In a letter to a federal judge last month, former Congressman Mel Reynolds made it clear that he would rather be in South Africa at the side of his sick daughter than attending court hearings on tax charges.
After two weeks stateside in the Kankakee County Jail, where U.S. District Judge John Darrah sent Reynolds to await trial, Reynolds now says he would be better off in a halfway house.
In an six-page, handwritten motion, Reynolds said he has suffered from chest pain and high blood pressure since arriving at Kankakee’s Jerome Combs Detention Center, and the threat of attacks by gang members has landed him in solitary confinement.

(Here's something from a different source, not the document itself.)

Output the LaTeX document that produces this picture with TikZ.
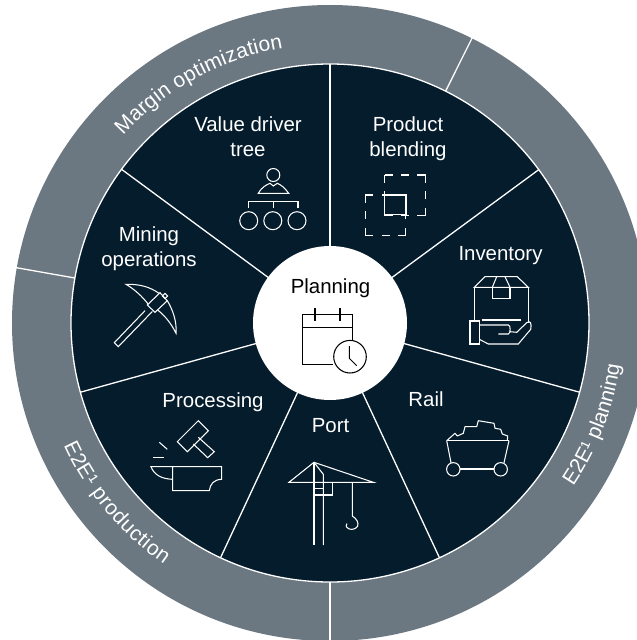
\documentclass[tikz,border=0pt]{standalone}
\usepackage{fontspec}
\setmainfont{Liberation Sans}
\usetikzlibrary{decorations.text,calc}
\definecolor{navy}{HTML}{051C2C}
\definecolor{ringgray}{HTML}{6B7881}
\newcommand{\lblfont}{\fontsize{20.5}{25}\selectfont}
\newcommand{\ringfont}{\fontsize{21}{25}\selectfont\color{white}}
\tikzset{
  spoke/.style={draw=white,line width=1.3bp},
  icon/.style={draw=white,line width=1.05bp,line join=miter},
  iconk/.style={draw=black,line width=1.05bp},
  lbl/.style={text=white,font=\lblfont,align=center,anchor=base,inner sep=0pt},
  ringtext/.style={decorate},
  dashbox/.style={icon,dash pattern=on 16bp off 8.3bp on 8bp off 8.3bp,dash phase=8bp}
}
\begin{document}
\begin{tikzpicture}[x=1bp,y=1bp]
\useasboundingbox (0,0) rectangle (637,-640);
\clip (0,0) rectangle (637,-640);
\coordinate (c) at (330,-323);
% ring and disc
\fill[ringgray] (c) circle[radius=318];
\draw[spoke,fill=navy] (c) circle[radius=259];
% ring dividers
\foreach \a/\n in {63.5/ra,170/rb,270/rc}{
  \draw[spoke] ($(c)+(\a:259)$) -- ($(c)+(\a:319)$);
}
% spokes
\foreach \a in {90,36.3,-15.5,-65,245,195.5,143.6}{
  \draw[spoke] ($(c)+(\a:76)$) -- ($(c)+(\a:259)$);
}
% hub
\fill[white] (c) circle[radius=77];
% ring texts
\path[decoration={text along path,text={|\ringfont|Margin optimization},text align=fit to path},ringtext]
  ($(c)+(137.8:279)$) arc[start angle=137.8,end angle=99.7,radius=279];
\path[decoration={text along path,text={|\ringfont|E2E¹ production},text align=fit to path},ringtext]
  ($(c)+(204.6:293)$) arc[start angle=204.6,end angle=235.5,radius=293];
\path[decoration={text along path,text={|\ringfont|E2E¹ planning},text align=fit to path},ringtext]
  ($(c)+(-33.9:293)$) arc[start angle=-33.9,end angle=-8.6,radius=293];
% labels
\node[lbl] (tvalue) at (248,-156.7) {Value driver\\tree};
\node[lbl] (tblend) at (408,-156.7) {Product\\blending};
\node[lbl] (tmine) at (149,-266.7) {Mining\\operations};
\node[lbl] (tinv) at (500.5,-260) {Inventory};
\node[lbl] (tproc) at (213,-407) {Processing};
\node[lbl] (tport) at (330.5,-432.7) {Port};
\node[lbl] (trail) at (426,-406.7) {Rail};
\node[lbl,text=black] (tplan) at (330.5,-293.3) {Planning};
\begin{scope}[y=-1bp]
% value driver tree
\draw[icon] (273.3,175) circle[radius=6.5];
\draw[icon] (258.3,193.3) -- (288.7,193.3) .. controls (284,187) and (281,185) .. (277.3,183.3) -- (273.3,186) -- (270,183.3) .. controls (266,185) and (262,187) .. (258.3,193.3) -- cycle;
\draw[icon] (248.3,208) -- (248.3,201.7) -- (298,201.7) -- (298,208);
\draw[icon] (273.3,201.7) -- (273.3,208);
\foreach \x in {248.7,272.8,297}{\draw[icon] (\x,220.7) circle[radius=9];}
% product blending
\draw[dashbox] (384.7,175) rectangle (425.3,215.6);
\draw[dashbox] (365.3,195) rectangle (405.9,235.6);
\draw[icon] (384.7,195) rectangle (406,214.3);
% pick
\draw[icon] (147.3,305) -- (160,292.7) -- (167.3,300.7) -- (155,312.3) -- cycle;
\draw[icon] (159,293.3) .. controls (150,287) and (140,284) .. (126,284.3) .. controls (134,289) and (142,296) .. (148.3,304.3);
\draw[icon] (167.3,300.7) .. controls (173,310) and (177,322) .. (176,333.3) .. controls (171,323) and (165,316) .. (157.7,310);
\draw[icon] (145,310.7) -- (114.3,342.7) -- (118.3,346.7) -- (152.3,311.5);
\draw[icon,rotate around={45:(165,296)}] (163.2,294.2) rectangle (166.8,297.8);
% inventory
\draw[icon] (474.3,287.3) -- (485,276.7) -- (517.3,276.7) -- (528.3,287.3) -- cycle;
\draw[icon] (474.3,287.3) -- (474.3,320);
\draw[icon] (528.3,287.3) -- (528.3,323);
\draw[icon] (492.3,287.3) -- (496.7,276.7);
\draw[icon] (505,276.7) -- (510,287.3);
\draw[icon] (492.3,287.3) -- (492.3,298.3) -- (510,298.3) -- (510,287.3);
\draw[icon] (470,321) rectangle (479.3,344);
\draw[icon] (481.7,320) -- (520.7,320);
\draw[icon] (479.3,325) -- (508.3,325) .. controls (511,325) and (510.5,334) .. (508.3,334) -- (498.3,334);
\draw[icon] (510,331.7) -- (516.7,332.3) -- (526.7,322.7) .. controls (530,320) and (532,323) .. (530.7,329.3) -- (518.3,344) -- (488.3,344) -- (479.3,339.3);
% planning
\draw[iconk] (333,364.3) -- (302.7,364.3) -- (302.7,314.3) -- (352.7,314.3) -- (352.7,340.7);
\draw[iconk] (302.7,327.3) -- (352.7,327.3);
\draw[iconk] (315,308.3) -- (315,320.7);
\draw[iconk] (340,308.3) -- (340,320.7);
\draw[iconk] (350,356.7) circle[radius=16.3];
\draw[iconk] (349.3,346) -- (349.3,358.3) -- (356.7,365.7);
% anvil
\draw[icon] (198.3,420.7) -- (208.3,430.7) -- (187.3,451.7) -- (177.3,441.7) -- cycle;
\draw[icon] (198.3,437.3) -- (214.3,451.7) -- (207.7,457.7) -- (193.3,444);
\draw[icon] (159.3,442.3) -- (167.3,449.3);
\draw[icon] (153.3,457.7) -- (164,457.7);
\draw[icon] (172.7,479.3) -- (172.7,466.7) -- (221.7,466.7) -- (221.7,479.3) .. controls (214,479.5) and (210,484) .. (209.3,490.7) -- (172.7,490.7) -- (172.7,479.3) .. controls (162,479) and (154,475) .. (151,466.7) -- (172.7,466.7);
% crane
\draw[icon] (289,482.3) -- (314,462.3) -- (373.3,482.3) -- cycle;
\draw[icon] (314,462.3) -- (314,545);
\draw[icon] (314,462.3) -- (323.3,474.3) -- (323.3,545);
\draw[icon] (314,482.3) -- (332.3,482.3) -- (332.3,495) -- (314,495);
\draw[icon] (314,488.3) -- (323.3,488.3);
\draw[icon] (352.3,482.3) -- (352.3,516) .. controls (357,519) and (359,523) .. (357.5,526.5) .. controls (355,530) and (349,530.5) .. (346.5,527) .. controls (346,526) and (346,525.5) .. (347,523.5);
% cart
\draw[icon] (446.7,440.7) -- (509,440.7);
\draw[icon] (446.7,440.7) -- (451,462.7);
\draw[icon] (509,440.7) -- (504,462.7);
\draw[icon] (453.3,469.3) circle[radius=6.7];
\draw[icon] (500.7,469.3) circle[radius=6.7];
\draw[icon] (460,469) -- (494,469);
\draw[icon,line join=round] (446.7,440.7) -- (455,433.3) -- (457.3,436) -- (463.3,433.3) -- (465,426.7) -- (476.7,426.7) -- (478.3,420.7) -- (494,423.3) -- (495,428.3) -- (500.7,429.3) -- (502.3,434) -- (507.7,436) -- (507.3,440.7);
\end{scope}
\end{tikzpicture}
\end{document}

Reynolds, who is acting as his own lawyer, acknowledged that he still has not been able to find a friend or relative willing to put him up and suggested a halfway house on the Near West Side.
“If I am not moved now, I fear that it will be impossible for me to exercise my 6th Amendment right to represent myself pro se and any hope of a fair trial will be lost,” Reynolds said, noting that he must spend 23 hours a day in his cell and has been unable to review discovery materials in his case.
Reynolds was arrested on a bench warrant after returning to the U.S. from South Africa two weeks after he failed to show for a scheduled hearing in Darrah’s court. In a news release sent from Africa, Reynolds had said he had wanted to remain in Africa with his daughter, who was suffering from an illness Reynolds did not fully explain. Federal prosecutors noted that Reynolds’ daughter had made posts to Facebook indicating she had been traveling in Europe and pursuing an ambitious exercise regimen during the period her father purportedly had been looking after her.
Reynolds, who had previously served time on charges related to having sex with an underage campaign worker and for misusing funds in his campaign accounts, said that members of the Black Gangster Disciples had targeted him for a hit because Reynolds in the 1990s had opposed the release of Disciples leader Larry Hoover. Reynolds said prison officials had placed him in protective custody during his last stint in prison.
“While in Federal incarceration in the late ’90s there were two attempts on my life,” Reynolds wrote. “Part of the reason that President William J. Clinton granted my petition for executive clemency and commuted my sentence was to remove me from this dangerous life threatening situation.”